Is there a way to somehow execute fft() and ifft() with less memory usage?


I will add specific code that can reproduce the problem.


x = ComplexF32.(CUDA.rand(1024,1024))
# 1024×1024 CuArray{ComplexF32, 2, CUDA.Mem.DeviceBuffer}

# this is OK (Memory usage of the Julia process will increase by about 180 MB.)
fft_x = CUFFT.fft(x)
# for fist time
# 0.965564 seconds (4.46 M allocations: 229.851 MiB, 8.06% gc time, 95.79% compilation time)
# the second time
# 0.005171 seconds (16 allocations: 672 bytes)

# Memory usage of Julia process up to this point is 496 MB.

# this is the problem 
ifft_x = CUFFT.ifft(x)
# for fist time
# 1.399079 seconds (1.26 M allocations: 67.445 MiB, 2.01% gc time, 63.29% compilation time)
# the second time
# 0.005467 seconds (17 allocations: 704 bytes)

# Then, memory usage increased to 1.2 GB.

Why is it a problem? Julia uses a GC, and GPU allocations are pooled too, so unless you’re actively running out of memory this may not be an issue.

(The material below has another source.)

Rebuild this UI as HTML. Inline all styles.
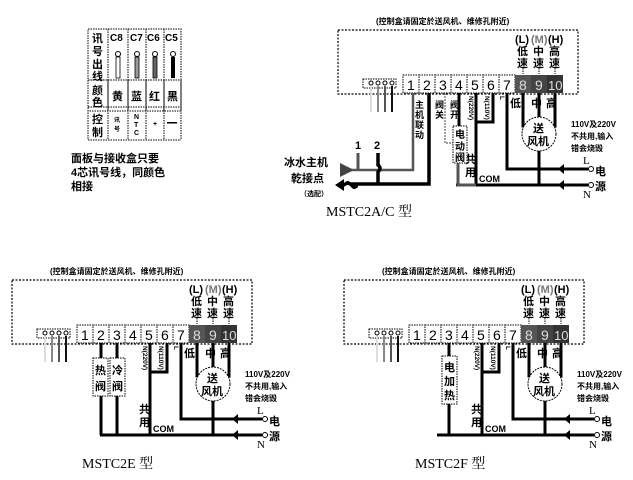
<!DOCTYPE html>
<html><head><meta charset="utf-8"><style>
html,body{margin:0;padding:0;background:#fff;}
svg{display:block;}
text{font-family:"Liberation Sans","Noto Sans CJK SC",sans-serif;font-weight:bold;fill:#000;}
.s{font-size:8px;}
.m{font-size:11px;}
.ser{font-family:"Liberation Serif","Noto Serif CJK SC",serif;font-weight:normal;font-size:14px;}
</style></head><body>
<svg width="633" height="480" viewBox="0 0 633 480" xmlns="http://www.w3.org/2000/svg">
<defs>
<g id="common">
  <text x="50" y="274" class="s">(控制盒请固定於送风机、维修孔附近)</text>
  <rect x="12" y="280" width="240" height="64" fill="none" stroke="#000" stroke-width="1.2" stroke-dasharray="2,1.5"/>
  <text x="189" y="293" class="m">(L)</text><text x="205" y="293" class="m" style="fill:#777">(M)</text><text x="222" y="293" class="m">(H)</text>
  <text x="191" y="305" class="m">低</text><text x="207" y="305" class="m">中</text><text x="223" y="305" class="m">高</text>
  <text x="191" y="317" class="m">速</text><text x="207" y="317" class="m">速</text><text x="223" y="317" class="m">速</text>
  <g stroke="#000" stroke-width="1" stroke-dasharray="1.5,1"><line x1="197" y1="318" x2="197" y2="324"/><line x1="213" y1="318" x2="213" y2="324"/><line x1="229" y1="318" x2="229" y2="324"/></g>
  <rect x="37" y="329" width="33" height="9" fill="#fff" stroke="#000" stroke-dasharray="1.5,1"/>
  <g fill="#fff" stroke="#000"><circle cx="45" cy="333" r="2"/><circle cx="52" cy="333" r="2"/><circle cx="59" cy="333" r="2"/><circle cx="66" cy="333" r="2"/></g>
  <g stroke-width="2"><line x1="45" y1="336" x2="45" y2="362" stroke="#ddd"/><line x1="52" y1="336" x2="52" y2="362" stroke="#888"/><line x1="59" y1="336" x2="59" y2="362" stroke="#555"/><line x1="66" y1="336" x2="66" y2="362" stroke="#111"/></g>
  <g stroke="#000" stroke-width="1" stroke-dasharray="1.5,1" fill="#fff">
    <rect x="77" y="325" width="16" height="18"/><rect x="93" y="325" width="16" height="18"/><rect x="109" y="325" width="16" height="18"/><rect x="125" y="325" width="16" height="18"/><rect x="141" y="325" width="16" height="18"/><rect x="157" y="325" width="16" height="18"/><rect x="173" y="325" width="16" height="18"/>
  </g>
  <rect x="189" y="325" width="16" height="18" fill="#555"/><rect x="205" y="325" width="16" height="18" fill="#444"/><rect x="221" y="325" width="16" height="18" fill="#333"/>
  <text x="81" y="340" style="font-weight:normal;font-size:14px">1</text><text x="97" y="340" style="font-weight:normal;font-size:14px">2</text><text x="113" y="340" style="font-weight:normal;font-size:14px">3</text><text x="129" y="340" style="font-weight:normal;font-size:14px">4</text><text x="145" y="340" style="font-weight:normal;font-size:14px">5</text><text x="161" y="340" style="font-weight:normal;font-size:14px">6</text><text x="177" y="340" style="font-weight:normal;font-size:14px">7</text>
  <text x="193" y="340" style="font-weight:normal;font-size:14px;fill:#ddd">8</text><text x="209" y="340" style="font-weight:normal;font-size:14px;fill:#ddd">9</text><text x="222" y="340" style="font-weight:normal;font-size:13px;fill:#ddd">10</text>
  <text transform="translate(143,346) rotate(90)" style="font-size:6.5px">N(220V)</text>
  <text transform="translate(159,346) rotate(90)" style="font-size:6.5px">N(110V)</text>
  <text transform="translate(174,346) rotate(90)" style="font-size:6.5px">L</text>
  <path d="M150,343 V436" stroke="#000" stroke-width="3" fill="none"/>
  <path d="M167,343 V372 H150" stroke="#000" stroke-width="3" fill="none"/>
  <text x="139" y="413" class="m">共</text><text x="139" y="426" class="m">用</text>
  <text x="153" y="432" style="font-size:9px">COM</text>
  <text x="184" y="357" class="m">低</text><text x="205" y="357" class="m">中</text><text x="220" y="357" class="m">高</text>
  <path d="M197,343 V376 H201" stroke="#000" stroke-width="3" fill="none"/>
  <path d="M213,343 V368" stroke="#000" stroke-width="3" fill="none"/>
  <path d="M229,343 V376 H225" stroke="#000" stroke-width="3" fill="none"/>
  <circle cx="213" cy="384" r="17" fill="#fff" stroke="#000" stroke-dasharray="2,1"/>
  <text x="207" y="382" class="m">送</text><text x="201" y="395" class="m">风机</text>
  <text x="245" y="377" class="s">110V及220V</text><text x="245" y="389" class="s">不共用,输入</text><text x="245" y="401" class="s">错会烧毁</text>
  <path d="M181,343 V419 H262" stroke="#000" stroke-width="3" fill="none"/>
  <path d="M213,401 V435" stroke="#000" stroke-width="3" fill="none"/>
  <path d="M90,435 H262" stroke="#000" stroke-width="3" fill="none"/>
  <path d="M232,419 l6,-5 v10 z M232,435 l6,-5 v10 z" fill="#000"/>
  <circle cx="265" cy="419" r="2.5" fill="#fff" stroke="#000"/><circle cx="265" cy="435" r="2.5" fill="#fff" stroke="#000"/>
  <text x="257" y="414" class="ser" style="font-size:11px">L</text><text x="257" y="448" class="ser" style="font-size:11px">N</text>
  <text x="269" y="425" class="m">电</text><text x="269" y="440" class="m">源</text>
</g>
</defs>

<g stroke="#000" stroke-width="1" stroke-dasharray="1.5,1" fill="none">
  <rect x="88" y="29" width="93" height="82"/>
  <line x1="88" y1="80" x2="181" y2="80"/><line x1="88" y1="107" x2="181" y2="107"/>
  <line x1="108" y1="29" x2="108" y2="111"/><line x1="128" y1="29" x2="128" y2="111"/><line x1="146" y1="29" x2="146" y2="111"/><line x1="164" y1="29" x2="164" y2="111"/>
  <line x1="88" y1="80" x2="88" y2="140"/><line x1="108" y1="80" x2="108" y2="140"/><line x1="128" y1="80" x2="128" y2="140"/><line x1="146" y1="80" x2="146" y2="140"/><line x1="164" y1="80" x2="164" y2="140"/><line x1="181" y1="80" x2="181" y2="140"/>
  <line x1="88" y1="140" x2="181" y2="140"/>
</g>
<text x="92" y="42" class="m">讯</text><text x="92" y="55" class="m">号</text><text x="92" y="68" class="m">出</text><text x="92" y="80" class="m">线</text>
<text x="92" y="94" class="m">颜</text><text x="92" y="106" class="m">色</text>
<text x="92" y="123" class="m">控</text><text x="92" y="136" class="m">制</text>
<text x="110" y="41" style="font-size:10px">C8</text><text x="130" y="41" style="font-size:10px">C7</text><text x="147" y="41" style="font-size:10px">C6</text><text x="165" y="41" style="font-size:10px">C5</text>
<g stroke="#000" fill="#fff"><circle cx="118" cy="54" r="2.5"/><circle cx="137" cy="54" r="2.5"/><circle cx="155" cy="54" r="2.5"/><circle cx="173" cy="54" r="2.5"/></g>
<rect x="116" y="57" width="4" height="21" fill="#fff" stroke="#000" stroke-width="0.8"/>
<rect x="135" y="57" width="4" height="21" fill="#999" stroke="#000" stroke-width="0.8"/>
<rect x="153" y="57" width="4" height="21" fill="#666" stroke="#000" stroke-width="0.8"/>
<rect x="171" y="57" width="4" height="21" fill="#000"/>
<text x="112" y="100" class="m">黄</text><text x="131" y="100" class="m">蓝</text><text x="149" y="100" class="m">红</text><text x="167" y="100" class="m">黑</text>
<text x="114" y="122" style="font-size:6px">讯</text><text x="114" y="131" style="font-size:6px">号</text>
<text x="134" y="119" style="font-size:7px">N</text><text x="134" y="127" style="font-size:7px">T</text><text x="134" y="135" style="font-size:7px">C</text>
<text x="153" y="126" style="font-size:7px">+</text><rect x="167" y="122" width="10" height="1.5" fill="#000"/>
<text x="71" y="162" style="font-size:11px">面板与接收盒只要</text>
<text x="71" y="176" style="font-size:11px">4芯讯号线，同颜色</text>
<text x="71" y="190" style="font-size:11px">相接</text>

<!-- top diagram -->
<use href="#common" transform="translate(326,-250)"/>
<rect x="405" y="182" width="51" height="6" fill="#fff"/>
<path d="M413,93 V170 H350" stroke="#555" stroke-width="2.5" fill="none"/>
<path d="M429,93 V184 H350" stroke="#000" stroke-width="3.5" fill="none"/>
<text x="415" y="108" style="font-size:9px">主</text><text x="415" y="118" style="font-size:9px">机</text><text x="415" y="128" style="font-size:9px">联</text><text x="415" y="138" style="font-size:9px">动</text>
<text x="355" y="149" class="m">1</text><text x="374" y="149" class="m">2</text>
<line x1="358" y1="153" x2="358" y2="170" stroke="#555" stroke-width="3"/>
<path d="M378,153 V165 q4,3 0,7 V185" stroke="#000" stroke-width="3.5" fill="none"/>
<path d="M340,163 l12,6 v2 l-12,6 z" fill="#444"/>
<path d="M335,185 l9,-6 v4 q4,-4 7,0 q3,4 7,0 v4 q-4,4 -7,0 q-3,-4 -7,0 v4 z" fill="#000"/>
<text x="284" y="166" class="m">冰水主机</text><text x="291" y="182" class="m">乾接点</text>
<text x="300" y="196" style="font-size:7px">（选配）</text>
<text x="435" y="108" style="font-size:9px">阀</text><text x="435" y="118" style="font-size:9px">关</text>
<text x="450" y="108" style="font-size:9px">阀</text><text x="450" y="118" style="font-size:9px">开</text>
<path d="M445,93 V143 H453" stroke="#666" stroke-width="1.2" stroke-dasharray="2,1" fill="none"/>
<path d="M459,93 V126" stroke="#000" stroke-width="3" fill="none"/>
<rect x="453" y="126" width="14" height="37" fill="#fff" stroke="#000" stroke-dasharray="1.5,1"/>
<text x="455" y="138" style="font-size:10px">电</text><text x="455" y="150" style="font-size:10px">动</text><text x="455" y="161" style="font-size:10px">阀</text>
<path d="M458,163 V185 H476" stroke="#555" stroke-width="3" fill="none"/>
<text x="326" y="216" class="ser">MSTC2A/C 型</text>

<!-- bottom left -->
<use href="#common"/>
<rect x="80" y="432" width="20" height="6" fill="#fff"/>
<path d="M101,343 V435 M117,343 V435" stroke="#000" stroke-width="3" fill="none"/>
<path d="M100,435 H150" stroke="#000" stroke-width="3"/>
<rect x="93" y="358" width="15" height="38" fill="#fff" stroke="#000" stroke-dasharray="1.5,1"/>
<rect x="110" y="358" width="15" height="38" fill="#fff" stroke="#000" stroke-dasharray="1.5,1"/>
<text x="95" y="374" class="m">热</text><text x="95" y="390" class="m">阀</text>
<text x="112" y="374" class="m">冷</text><text x="112" y="390" class="m">阀</text>
<text x="82" y="468" class="ser">MSTC2E 型</text>

<!-- bottom right -->
<use href="#common" transform="translate(332,0)"/>
<rect x="410" y="432" width="27" height="6" fill="#fff"/>
<path d="M449,343 V435 H462" stroke="#000" stroke-width="3" fill="none"/>
<rect x="442" y="356" width="15" height="48" fill="#fff" stroke="#000" stroke-dasharray="1.5,1"/>
<text x="444" y="371" class="m">电</text><text x="444" y="385" class="m">加</text><text x="444" y="399" class="m">热</text>
<text x="415" y="468" class="ser">MSTC2F 型</text>
</svg>
</body></html>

I’m not familiar with how ifft is implemented in AbstractFFTs so can’t comment on how it maps onto CUFFT’s functionality.

1 Like

Thank you for the reply.
When this code (and some other operations) is executed on Jetson nano (RAM: 4GB), Jetson nano freezes, and the system is forced to reboot. This is due to a lack of memory, and it seems puzzling that so much memory is consumed just for ifft(), when fft() and ifft() are essentially the same operations.

That seems like a problem indeed :slight_smile: Try tracing through the invocation of plan_ifft! to see how it uses CUFFT. Alternative, file an issue on CUDA.jl, but it may take a while before anybody gets to debugging this.